By Carlos Camacho
CARACAS – The Guri dam, which is the source of 65% of all of Venezuela’s electricity, is less than four meters from reaching the level where power generation will be impossible, according to experts interviewed by Latin American Herald Tribune.
“Venezuela had the money to make this work -- we shouldn’t be at this crisis stage," said Miguel Lara, an engineer that worked for Opsis, the office that used to interconnect private and government electricity companies in Venezuela before the 2006-2007 nationalizations. "They were just careless with the installed capacity. I will not say that the system will collapse, but we are certainly operating in a dangerous area."
Water levels at the hydroelectric dam are 3.56 meters from the start of a "collapse" of the national electric system, say experts. Guri water levels are at their lowest levels since 2003, when the a nationwide strike against Hugo Chavez reduced the need for power, masking the problem.
Venezuela is now seeing three street protests a day, according to NGO Observatorio de Conflictividad Social. On any given day, one of those protests has to do with blackouts -- even though rates have been frozen since 1982.

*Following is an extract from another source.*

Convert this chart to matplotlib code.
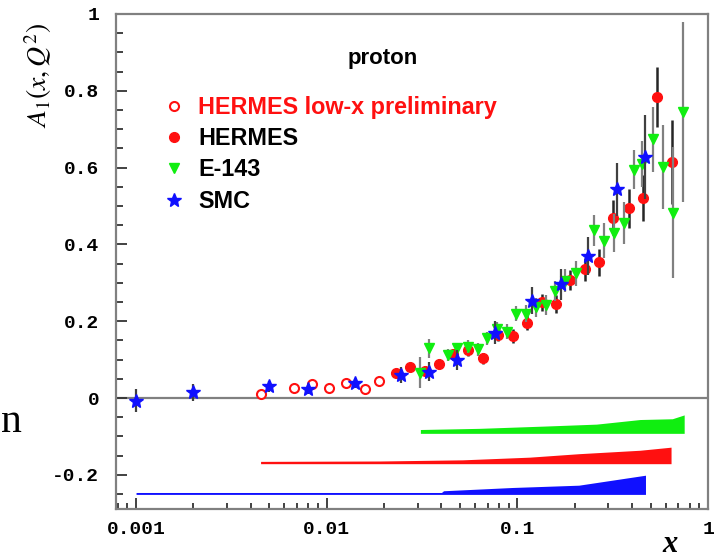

“It is not Guri that is in disarray, it is the whole system. Rates frozen, companies nationalized, capacity that was supposed to be installed was never installed and maintenance not carried out”, is how Lara, who worked in the industry for 30 years, sums up the situation.
"The Guri complex was designed to provide 60% of all the power and the rest, 40%, was meant to come from thermal sources," says Lara. "Now, we are even more dependent on hydro than ever before, over 65% of all power comes from hydro.”
But a nationwide drought is complicating everything. The rainy season has started but the levels in the dam keep falling and critics warn of increased blackouts and brownouts in a country with already faulty electricity service.
Outside of Caracas, power is touch-and-go for most of the day, particularly in the sparsely populated hinterland away from the Caribbean coast.
The Guri dam complex and accompanying powerhouses (Central Hidroeléctrica Simon Bolivar) were built in gold-and-minerals rich Bolivar state starting in 1963, making the newly-democratic Venezuela a world leader in hydro-electric power for several decades.
The complex was named in 1978 after one of the Venezuelan Presidents that oversaw most of its construction, Raul Leoni, but Chavez changed the name to “Simon Bolivar” in 2000, the year after he took over. Critics say that was basically all Chavez ever did with Guri.
In order to save energy and electricity, on Saturday, at a march against imperialism and the U.S.A., Maduro cancelled school and work, declaring a holiday from March 19 through March 27.
"The emergency decision we took is due to El Nino," said Maduro. "We will save more than 40% from these measures."